• Task goal
Your job is to retype all of the data word for word, leaving every image out.

#### Supplied information

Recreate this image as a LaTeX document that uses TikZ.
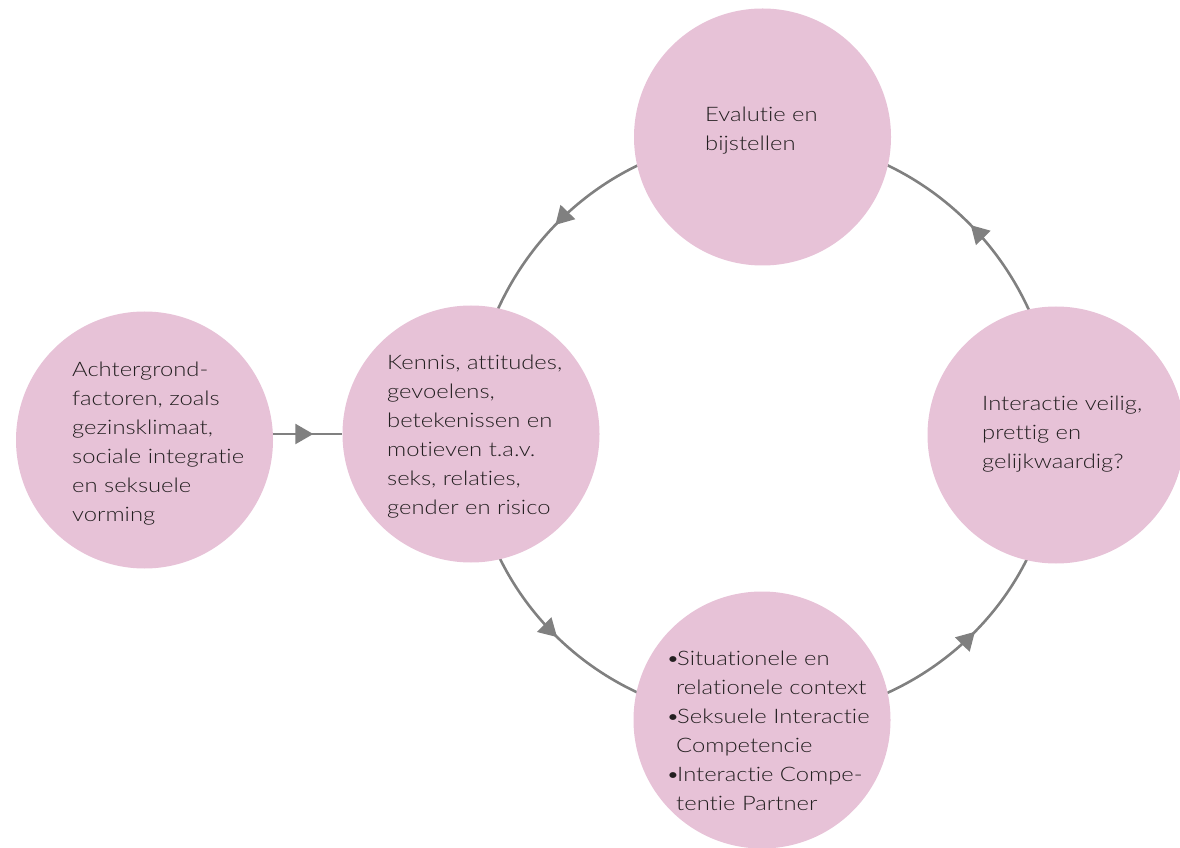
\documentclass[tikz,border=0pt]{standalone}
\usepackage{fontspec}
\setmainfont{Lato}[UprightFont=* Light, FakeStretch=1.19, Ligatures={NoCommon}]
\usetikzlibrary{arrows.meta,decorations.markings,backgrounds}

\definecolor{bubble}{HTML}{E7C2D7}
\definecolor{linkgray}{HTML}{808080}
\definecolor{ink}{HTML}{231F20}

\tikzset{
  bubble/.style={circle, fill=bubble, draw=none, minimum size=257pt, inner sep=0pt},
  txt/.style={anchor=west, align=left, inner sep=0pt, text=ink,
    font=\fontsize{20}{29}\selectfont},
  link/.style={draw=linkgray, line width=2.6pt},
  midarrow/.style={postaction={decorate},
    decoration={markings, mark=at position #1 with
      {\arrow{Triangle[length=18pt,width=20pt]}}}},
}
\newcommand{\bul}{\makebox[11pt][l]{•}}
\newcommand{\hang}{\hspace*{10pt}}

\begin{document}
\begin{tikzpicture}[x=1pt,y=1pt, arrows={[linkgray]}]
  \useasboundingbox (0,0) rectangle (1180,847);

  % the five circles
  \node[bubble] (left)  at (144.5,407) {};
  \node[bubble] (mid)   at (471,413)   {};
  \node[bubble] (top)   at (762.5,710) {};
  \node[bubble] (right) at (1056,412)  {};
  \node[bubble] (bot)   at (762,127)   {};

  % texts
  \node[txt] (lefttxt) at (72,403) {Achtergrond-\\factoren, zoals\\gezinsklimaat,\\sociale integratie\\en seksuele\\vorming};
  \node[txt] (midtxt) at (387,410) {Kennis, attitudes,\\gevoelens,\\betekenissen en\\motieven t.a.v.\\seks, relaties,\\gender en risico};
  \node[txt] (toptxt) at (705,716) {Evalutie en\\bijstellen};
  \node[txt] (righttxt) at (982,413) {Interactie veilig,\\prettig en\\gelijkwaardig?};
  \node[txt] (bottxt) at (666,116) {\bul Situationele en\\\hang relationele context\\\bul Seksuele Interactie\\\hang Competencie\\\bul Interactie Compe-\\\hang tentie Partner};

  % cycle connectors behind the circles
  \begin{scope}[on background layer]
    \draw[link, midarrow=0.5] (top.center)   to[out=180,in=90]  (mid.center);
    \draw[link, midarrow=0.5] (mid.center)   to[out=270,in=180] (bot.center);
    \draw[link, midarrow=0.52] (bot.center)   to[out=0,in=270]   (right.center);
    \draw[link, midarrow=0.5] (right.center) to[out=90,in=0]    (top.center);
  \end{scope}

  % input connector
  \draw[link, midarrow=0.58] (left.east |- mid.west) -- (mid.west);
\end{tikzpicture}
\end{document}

########

• Exercise result
Recreate this image as a LaTeX document that uses TikZ.
\documentclass[tikz,border=0pt]{standalone}
\usepackage{fontspec}
\setmainfont{Lato}[UprightFont=* Light, FakeStretch=1.19, Ligatures={NoCommon}]
\usetikzlibrary{arrows.meta,decorations.markings,backgrounds}

\definecolor{bubble}{HTML}{E7C2D7}
\definecolor{linkgray}{HTML}{808080}
\definecolor{ink}{HTML}{231F20}

\tikzset{
  bubble/.style={circle, fill=bubble, draw=none, minimum size=257pt, inner sep=0pt},
  txt/.style={anchor=west, align=left, inner sep=0pt, text=ink,
    font=\fontsize{20}{29}\selectfont},
  link/.style={draw=linkgray, line width=2.6pt},
  midarrow/.style={postaction={decorate},
    decoration={markings, mark=at position #1 with
      {\arrow{Triangle[length=18pt,width=20pt]}}}},
}
\newcommand{\bul}{\makebox[11pt][l]{•}}
\newcommand{\hang}{\hspace*{10pt}}

\begin{document}
\begin{tikzpicture}[x=1pt,y=1pt, arrows={[linkgray]}]
  \useasboundingbox (0,0) rectangle (1180,847);

  % the five circles
  \node[bubble] (left)  at (144.5,407) {};
  \node[bubble] (mid)   at (471,413)   {};
  \node[bubble] (top)   at (762.5,710) {};
  \node[bubble] (right) at (1056,412)  {};
  \node[bubble] (bot)   at (762,127)   {};

  % texts
  \node[txt] (lefttxt) at (72,403) {Achtergrond-\\factoren, zoals\\gezinsklimaat,\\sociale integratie\\en seksuele\\vorming};
  \node[txt] (midtxt) at (387,410) {Kennis, attitudes,\\gevoelens,\\betekenissen en\\motieven t.a.v.\\seks, relaties,\\gender en risico};
  \node[txt] (toptxt) at (705,716) {Evalutie en\\bijstellen};
  \node[txt] (righttxt) at (982,413) {Interactie veilig,\\prettig en\\gelijkwaardig?};
  \node[txt] (bottxt) at (666,116) {\bul Situationele en\\\hang relationele context\\\bul Seksuele Interactie\\\hang Competencie\\\bul Interactie Compe-\\\hang tentie Partner};

  % cycle connectors behind the circles
  \begin{scope}[on background layer]
    \draw[link, midarrow=0.5] (top.center)   to[out=180,in=90]  (mid.center);
    \draw[link, midarrow=0.5] (mid.center)   to[out=270,in=180] (bot.center);
    \draw[link, midarrow=0.52] (bot.center)   to[out=0,in=270]   (right.center);
    \draw[link, midarrow=0.5] (right.center) to[out=90,in=0]    (top.center);
  \end{scope}

  % input connector
  \draw[link, midarrow=0.58] (left.east |- mid.west) -- (mid.west);
\end{tikzpicture}
\end{document}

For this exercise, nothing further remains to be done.